A confiança, por sua vez, não é um bem que pode ser adquirido por decreto e muito menos por meio de retórica melíflua ou de promessas incapazes de serem cumpridas. A confiança só pode ser adquirida por meio da reputação construída ao longo do tempo na prática da isenção, isto é, do sentimento de que o legislador, o magistrado ou o agente do executivo cumprem suas respectivas tarefas sem a intenção de favorecer ou de prejudicar quem quer que seja.[5] Por essa razão, pensadores como Montesquieu chegaram à conclusão de que a separação e a independência dos poderes eram tão importantes para a liberdade e para a estabilidade da ordem política. Com efeito, o abalo da confiança nas instituições abala o comportamento da sociedade, tornando-a refratária à cooperação, deteriorando a fé em quaisquer investimentos, sobretudo econômicos, para o futuro tanto na esfera pessoal quanto no nível social.[6] No sistema político americano o respeito à separação e à independência dos poderes é tal que não se admite que um Deputado ou Senador (Legislativo) assuma algum cargo no Governo (Executivo) sem antes renunciar ao seu mandato de deputado ou de senador.
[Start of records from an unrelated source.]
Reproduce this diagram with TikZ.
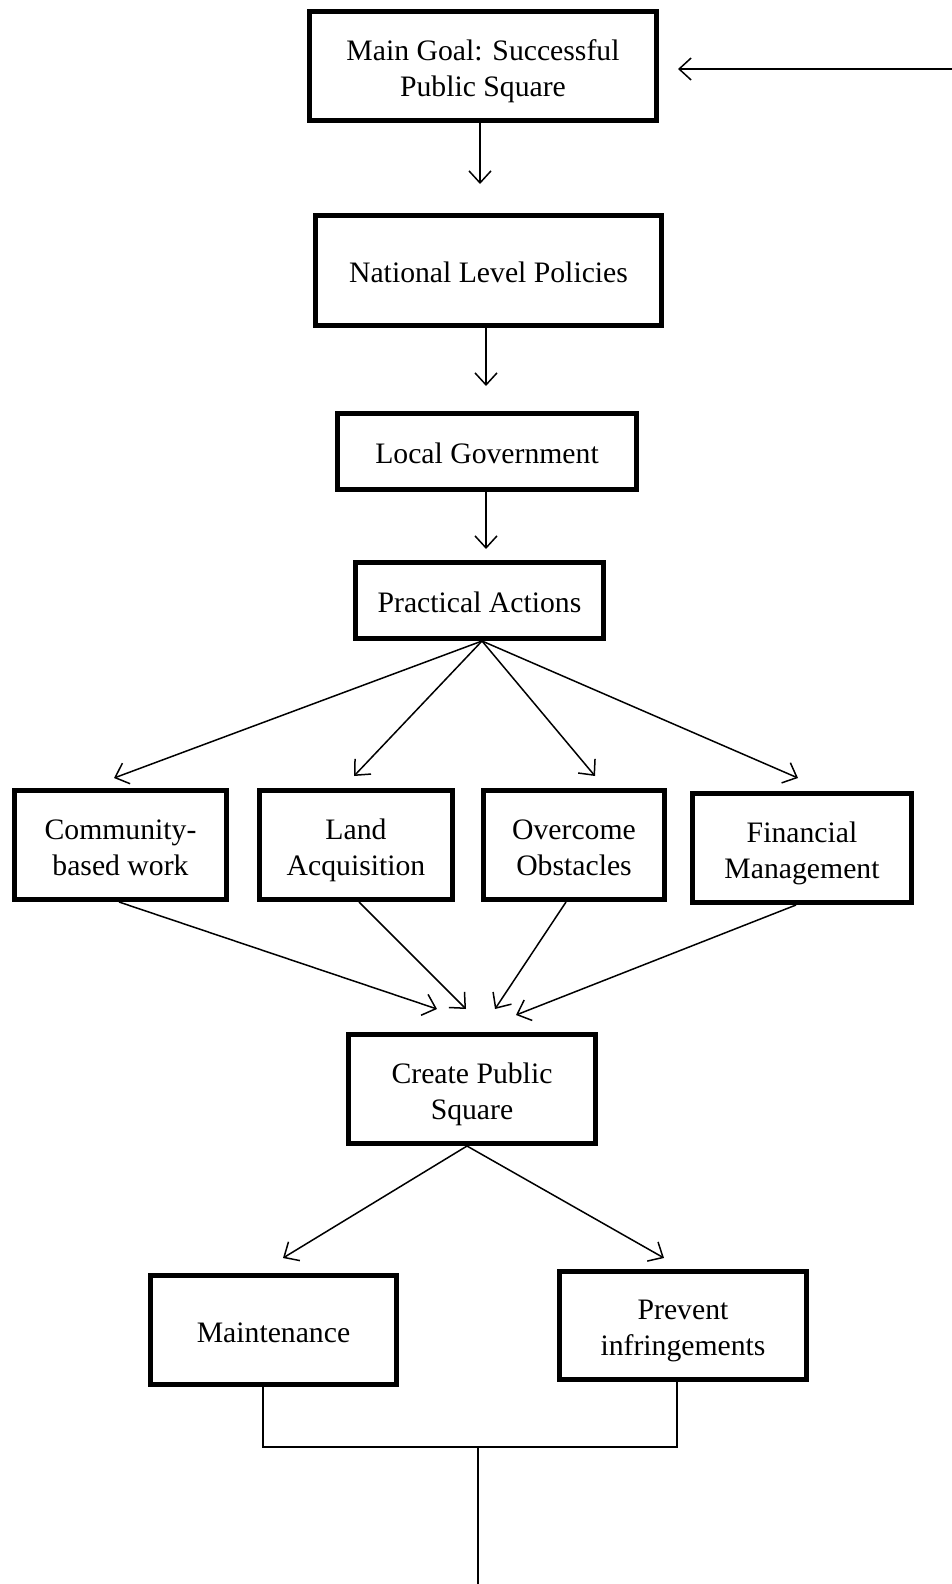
\documentclass[tikz,border=0pt]{standalone}
\usepackage{fontspec}
\setmainfont{Liberation Serif}
\usepackage{graphicx}
\usepackage{tikz}
\usetikzlibrary{arrows.meta}

\newcommand{\boxtext}[1]{\raisebox{-5pt}[\height][\depth]{\begin{tabular}{@{}c@{}}#1\end{tabular}}}
\tikzset{
  stage/.style={draw, line width=5pt, inner sep=0pt, fill=white,
    font=\fontsize{29.7}{36}\selectfont},
  conn/.style={line width=1.5pt},
  tip/.style={-{Straight Barb[length=12pt,width=22pt]}}
}

\begin{document}
\begin{tikzpicture}[x=1pt, y=-1pt]
\useasboundingbox (0,0) rectangle (952,1584);
\node [stage, minimum width=347, minimum height=109] (goal) at (483,66) {\boxtext{Main Goal: Successful\\Public Square}};
\node [stage, minimum width=346, minimum height=110] (national) at (488.5,270.5) {\boxtext{National Level Policies}};
\node [stage, minimum width=299, minimum height=76] (local) at (487,451.5) {\boxtext{Local Government}};
\node [stage, minimum width=248, minimum height=76] (practical) at (479.5,600.5) {\boxtext{Practical Actions}};
\node [stage, minimum width=212, minimum height=109] (community) at (120.5,845) {\boxtext{Community-\\based work}};
\node [stage, minimum width=193, minimum height=109] (land) at (356,845) {\boxtext{Land\\Acquisition}};
\node [stage, minimum width=181, minimum height=109] (obstacles) at (574,845) {\boxtext{Overcome\\Obstacles}};
\node [stage, minimum width=219, minimum height=109] (finance) at (802,848) {\boxtext{Financial\\Management}};
\node [stage, minimum width=247, minimum height=109] (create) at (472,1089) {\boxtext{Create Public\\Square}};
\node [stage, minimum width=246, minimum height=109] (maintain) at (273.5,1330) {\boxtext{Maintenance}};
\node [stage, minimum width=247, minimum height=108] (prevent) at (683,1325.5) {\boxtext{Prevent\\infringements}};

\coordinate (feedback) at (952,69);
\coordinate (goal-in) at (678,69);
\coordinate (national-in) at (480,184);
\coordinate (local-in) at (486,386);
\coordinate (practical-in) at (486,549);
\coordinate (community-in) at (114,778);
\coordinate (land-in) at (354,776);
\coordinate (obstacles-in) at (595,776);
\coordinate (finance-in) at (798,778);
\coordinate (create-in1) at (437,1009);
\coordinate (create-in2) at (466,1009);
\coordinate (create-in3) at (495,1009);
\coordinate (create-in4) at (516,1015);
\coordinate (maintain-in) at (283,1258);
\coordinate (prevent-in) at (664,1258);
\coordinate (join) at (478,1447);
\coordinate (exit) at (478,1584);

\draw [conn, tip] (feedback) -- (goal-in);
\draw [conn, tip] ([xshift=-3pt]goal.south) -- (national-in);
\draw [conn, tip] ([xshift=-2.5pt]national.south) -- (local-in);
\draw [conn, tip] ([xshift=-1pt]local.south) -- (practical-in);
\draw [conn, tip] ([xshift=2.5pt]practical.south) -- (community-in);
\draw [conn, tip] ([xshift=2.5pt]practical.south) -- (land-in);
\draw [conn, tip] ([xshift=2.5pt]practical.south) -- (obstacles-in);
\draw [conn, tip] ([xshift=2.5pt]practical.south) -- (finance-in);
\draw [conn, tip] ([xshift=-1.5pt]community.south) -- (create-in1);
\draw [conn, tip] ([xshift=3pt]land.south) -- (create-in2);
\draw [conn, tip] ([xshift=-8pt]obstacles.south) -- (create-in3);
\draw [conn, tip] ([xshift=-6pt]finance.south) -- (create-in4);
\draw [conn, tip] ([xshift=-5pt]create.south) -- (maintain-in);
\draw [conn, tip] ([xshift=-5pt]create.south) -- (prevent-in);
\draw [conn] ([xshift=-10.5pt]maintain.south) |- (join) -| ([xshift=-6pt]prevent.south);
\draw [conn] (join) -- (exit);
\end{tikzpicture}
\end{document}
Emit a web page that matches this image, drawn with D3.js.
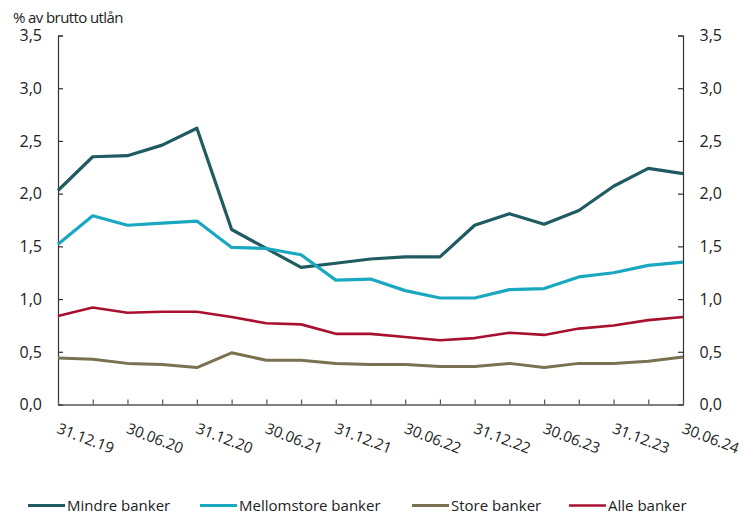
<!DOCTYPE html>
<html>
<head>
<meta charset="utf-8">
<script src="https://cdn.jsdelivr.net/npm/d3@7"></script>
<style>
  body { margin: 0; background: #fff; }
  svg text { font-family: "Open Sans", sans-serif; fill: #222; }
</style>
</head>
<body>
<div id="chart"></div>
<script>
// quarterly dates, 31.12.19 - 30.06.24
const dates = ["31.12.19", "31.03.20", "30.06.20", "30.09.20", "31.12.20", "31.03.21", "30.06.21",
  "30.09.21", "31.12.21", "31.03.22", "30.06.22", "30.09.22", "31.12.22", "31.03.23", "30.06.23",
  "30.09.23", "31.12.23", "31.03.24", "30.06.24"];

const mindre = [2.03, 2.35, 2.36, 2.46, 2.62, 1.66, 1.48, 1.30, 1.34, 1.38, 1.40, 1.40, 1.70, 1.81, 1.71, 1.84, 2.07, 2.24, 2.19];
const mellom = [1.52, 1.79, 1.70, 1.72, 1.74, 1.49, 1.48, 1.42, 1.18, 1.19, 1.08, 1.01, 1.01, 1.09, 1.10, 1.21, 1.25, 1.32, 1.35];
const store = [0.44, 0.43, 0.39, 0.38, 0.35, 0.49, 0.42, 0.42, 0.39, 0.38, 0.38, 0.36, 0.36, 0.39, 0.35, 0.39, 0.39, 0.41, 0.45];
const alle = [0.84, 0.92, 0.87, 0.88, 0.88, 0.83, 0.77, 0.76, 0.67, 0.67, 0.64, 0.61, 0.63, 0.68, 0.66, 0.72, 0.75, 0.80, 0.83];

const yTicks = [0, 0.5, 1, 1.5, 2, 2.5, 3, 3.5];

const series = [
  { name: "Mindre banker", values: mindre, color: "#1f5b61", width: 3.2 },
  { name: "Mellomstore banker", values: mellom, color: "#1aa8c1", width: 3.2 },
  { name: "Store banker", values: store, color: "#7a7150", width: 3 },
  { name: "Alle banker", values: alle, color: "#a8102f", width: 2.6 }
];

const W = 743, H = 513;
const mLeft = 58, mRight = 683, mTop = 35.5, mBottom = 404.5;

const svg = d3.select("#chart").append("svg")
    .attr("width", W)
    .attr("height", H);

const x = d3.scalePoint().domain(dates).range([mLeft, mRight]);
const y = d3.scaleLinear().domain([0, 3.5]).range([mBottom, mTop]);
const fmt = v => d3.format(".1f")(v).replace(".", ",");

// y axes, ticks pointing inwards
const yl = svg.append("g")
    .attr("transform", `translate(${mLeft},0)`)
    .call(d3.axisRight(y).tickValues(yTicks).tickSize(5).tickFormat(""));
const yr = svg.append("g")
    .attr("transform", `translate(${mRight},0)`)
    .call(d3.axisLeft(y).tickValues(yTicks).tickSize(5).tickFormat(""));
[yl, yr].forEach(g => {
  g.select(".domain").attr("stroke", "#333").attr("stroke-width", 1.2);
  g.selectAll(".tick line").attr("stroke", "#333").attr("stroke-width", 1.2);
});

svg.append("g").selectAll("text")
  .data(yTicks).join("text")
    .attr("x", mLeft - 16)
    .attr("y", d => y(d))
    .attr("dy", "0.36em")
    .attr("text-anchor", "end")
    .style("font-size", "16px")
    .text(fmt);
svg.append("g").selectAll("text")
  .data(yTicks).join("text")
    .attr("x", mRight + 16.5)
    .attr("y", d => y(d))
    .attr("dy", "0.36em")
    .attr("text-anchor", "start")
    .style("font-size", "16px")
    .text(fmt);

// x axis
const xa = svg.append("g")
    .attr("transform", `translate(0,${mBottom})`)
    .call(d3.axisTop(x).tickSize(5).tickSizeOuter(0).tickFormat(""));
xa.select(".domain").attr("stroke", "#555").attr("stroke-width", 1.3);
xa.selectAll(".tick line").attr("stroke", "#555").attr("stroke-width", 1.2);

svg.append("g").selectAll("text")
  .data(dates.filter((d, i) => i % 2 === 0)).join("text")
    .attr("transform", d => `translate(${x(d) - 2},${mBottom + 28}) rotate(21)`)
    .attr("text-anchor", "start")
    .style("font-size", "15px")
    .text(d => d);

svg.append("text")
    .attr("x", 13)
    .attr("y", 22.5)
    .style("font-size", "15px")
    .style("letter-spacing", "-0.6px")
    .text("% av brutto utlån");

// lines
const line = d3.line()
    .x((d, i) => x(dates[i]))
    .y(d => y(d));

svg.append("g").selectAll("path")
  .data(series).join("path")
    .attr("fill", "none")
    .attr("stroke", d => d.color)
    .attr("stroke-width", d => d.width)
    .attr("stroke-linejoin", "round")
    .attr("d", d => line(d.values));

// legend
const legendX = [28, 200, 412, 569];
const lg = svg.append("g").selectAll("g")
  .data(series).join("g")
    .attr("transform", (d, i) => `translate(${legendX[i]},505.5)`);
lg.append("line")
    .attr("x1", 0).attr("x2", 37)
    .attr("stroke", d => d.color)
    .attr("stroke-width", d => d.width);
lg.append("text")
    .attr("x", 39)
    .attr("y", 5)
    .style("font-size", "15px")
    .text(d => d.name);
</script>
</body>
</html>
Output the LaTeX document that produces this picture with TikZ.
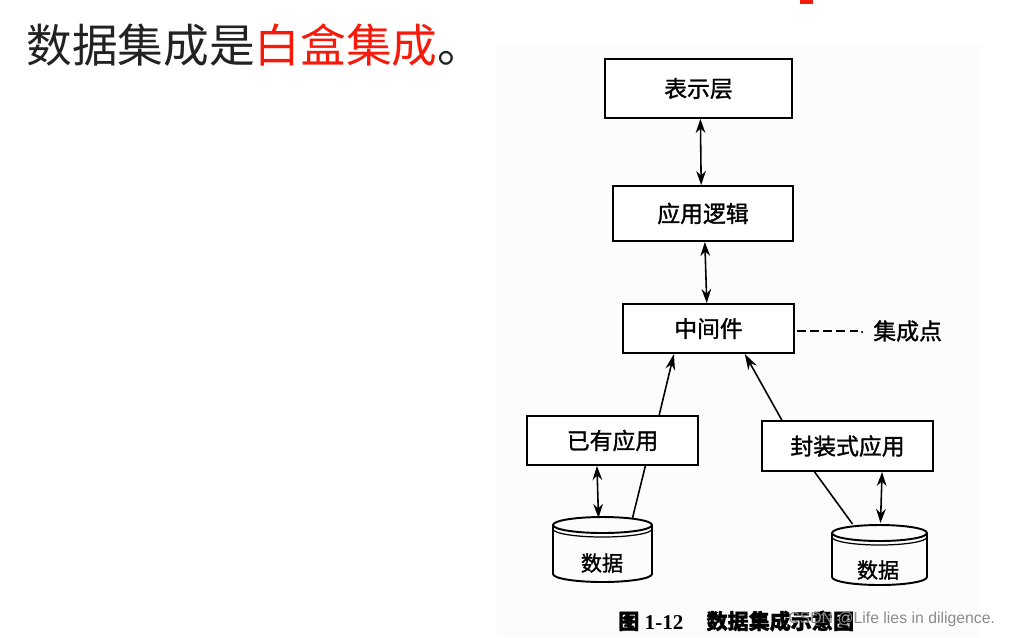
\documentclass[tikz,border=0pt]{standalone}
\usepackage{fontspec}
\setmainfont{Liberation Serif}
\newfontfamily\cjk{Noto Sans CJK SC}
\newfontfamily\cjkb[FakeBold=1.3]{Noto Sans CJK SC}
\newfontfamily\wmfont{Liberation Sans}
\usetikzlibrary{arrows.meta,calc}
\definecolor{titlegray}{HTML}{222222}
\definecolor{titlered}{HTML}{F51A0A}
\definecolor{scan}{HTML}{FCFCFC}
\tikzset{
  layer/.style={draw=black, line width=1.1pt, fill=white, inner sep=0pt, font=\cjkb\fontsize{13}{15}\selectfont},
  link/.style={line width=0.9pt, draw=black},
  uni/.style={link, -{Stealth[length=9pt,width=5.5pt]}},
  bi/.style={link, {Stealth[length=8pt,width=5.5pt]}-{Stealth[length=8pt,width=5.5pt]}},
  cyl/.style={line width=1.1pt, draw=black},
  lbl/.style={font=\cjkb\fontsize{12}{14}\selectfont, inner sep=0pt},
}
\begin{document}
\begin{tikzpicture}[x=0.02cm, y=-0.02cm]
\useasboundingbox (0,0) rectangle (1017,637);
\fill[white] (0,0) rectangle (1017,637);
\fill[scan] (497,45) rectangle (982,637);
\fill[titlered] (800,0) rectangle (813,4);

% title
\node[anchor=west, inner sep=0pt, font=\cjk\fontsize{26}{30}\selectfont] (title) at (26,45)
  {\textcolor{titlegray}{数据集成是}\textcolor{titlered}{白盒集成}\textcolor{titlegray}{。}};

% layers
\node[layer, minimum width=3.74cm, minimum height=1.18cm] (pres) at (698.5,88.5) {表示层};
\node[layer, minimum width=3.6cm, minimum height=1.1cm] (logic) at (703,213.5) {应用逻辑};
\node[layer, minimum width=3.42cm, minimum height=0.98cm] (mid) at (708.5,328.5) {中间件};
\node[layer, minimum width=3.42cm, minimum height=0.98cm] (exist) at (612.5,440.5) {已有应用};
\node[layer, minimum width=3.42cm, minimum height=1.0cm] (wrap) at (847.5,446) {封装式应用};

% integration point
\node[anchor=west, inner sep=0pt, font=\cjkb\fontsize{13}{15}\selectfont] (ip) at (873,331) {集成点};
\coordinate (ipend) at (858,331);
\draw[link, dash pattern=on 5pt off 2.5pt] (mid.east |- ipend) ++(2,0) coordinate (ipstart) -- (ipend);
\fill (862,332) circle (0.7pt);

% databases
\draw[cyl] (553,525) -- (553,574) arc[start angle=180, end angle=360, x radius=0.99cm, y radius=0.16cm] -- (652,525);
\draw[cyl] (602.5,525) ellipse [x radius=0.99cm, y radius=0.16cm];
\draw[line width=0.7pt] (553,529) arc[start angle=180, end angle=360, x radius=0.99cm, y radius=0.16cm];
\node[lbl] (dbL) at (602,563) {数据};
\coordinate (dbLtop) at (602.5,517);

\draw[cyl] (832,533) -- (832,577) arc[start angle=180, end angle=360, x radius=0.95cm, y radius=0.16cm] -- (927,533);
\draw[cyl] (879.5,533) ellipse [x radius=0.95cm, y radius=0.16cm];
\draw[line width=0.7pt] (832,537) arc[start angle=180, end angle=360, x radius=0.95cm, y radius=0.16cm];
\node[lbl] (dbR) at (878,570) {数据};
\coordinate (dbRtop) at (879.5,525);

% connectors
\draw[bi] ($(pres.south west)!0.51!(pres.south east)$) -- ($(logic.north west)!0.49!(logic.north east)$);
\draw[bi] ($(logic.south west)!0.51!(logic.south east)$) -- ($(mid.north west)!0.49!(mid.north east)$);
\draw[uni] ($(exist.north west)!0.77!(exist.north east)$) -- ($(mid.south west)!0.30!(mid.south east)$);
\draw[uni] ($(wrap.north west)!0.12!(wrap.north east)$) -- ($(mid.south west)!0.71!(mid.south east)$);
\draw[bi] ($(exist.south west)!0.41!(exist.south east)$) -- ($(dbLtop)+(-4,1)$);
\draw[link] ($(exist.south west)!0.69!(exist.south east)$) -- ($(dbLtop)+(30,1)$);
\draw[link] ($(wrap.south west)!0.31!(wrap.south east)$) -- ($(dbRtop)+(-27,-1)$);
\draw[bi] ($(wrap.south west)!0.70!(wrap.south east)$) -- ($(dbRtop)+(1,-2)$);

% caption and watermark
\node[anchor=west, inner sep=0pt, font=\fontsize{12}{14}\selectfont\bfseries] (cap) at (618,621)
  {{\cjkb 图} 1-12\hspace{1.1em}{\cjkb 数据集成示意图}};
\node[anchor=west, inner sep=0pt, text=black!45, font=\wmfont\fontsize{9}{10}\selectfont] (wm) at (788,619)
  {CSDN @Life lies in diligence.};
\end{tikzpicture}
\end{document}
Para os construtores do sistema político americano, o conflito de interesses se configura de forma inevitável na movimentação entre integrantes dos três poderes, causando grande mal para cada um dos poderes em particular, assim como para a sociedade política como um todo, uma vez que é elemento corrosivo para a confiança nas instituições.
A conclusão da presente análise só poderia ser no sentido de que as decisões tomadas pelo STF – na realidade por ministros individualmente do STF em nome da Corte Suprema nacional – sobretudo as anulações de processos inteiros, assim como as nomeações mais recentes de ministros dessa Corte, que passaram a ser indicados abertamente por serem “amigos” do governo, trazendo muitas consequências danosas em termos de falta de isenção e de impunidade e, portanto, comprometendo a confiança nas instituições da Justiça. Nesse quadro, tudo indica que o maior dos prejuízos dos desenvolvimentos recentes na área da Justiça, refere-se à deterioração da confiança no Poder Judiciário. Com efeito, anular provas colhidas assim como anular julgamentos realizados ao longo de vários anos de exaustivo trabalho de magistrados e de instâncias jurídicas formalmente constituídas, tomando por base apenas argumentos sobre aspectos processuais formais significa sugerir, e até mesmo aceitar, que a ação das Cortes é movida por preferências e parcialidades. Em outras palavras, faz crescer a sensação de que o cidadão, para ter a justiça ao seu lado, mais do que provas e evidências convincentes, é bem mais importante estar nas graças dos detentores do poder.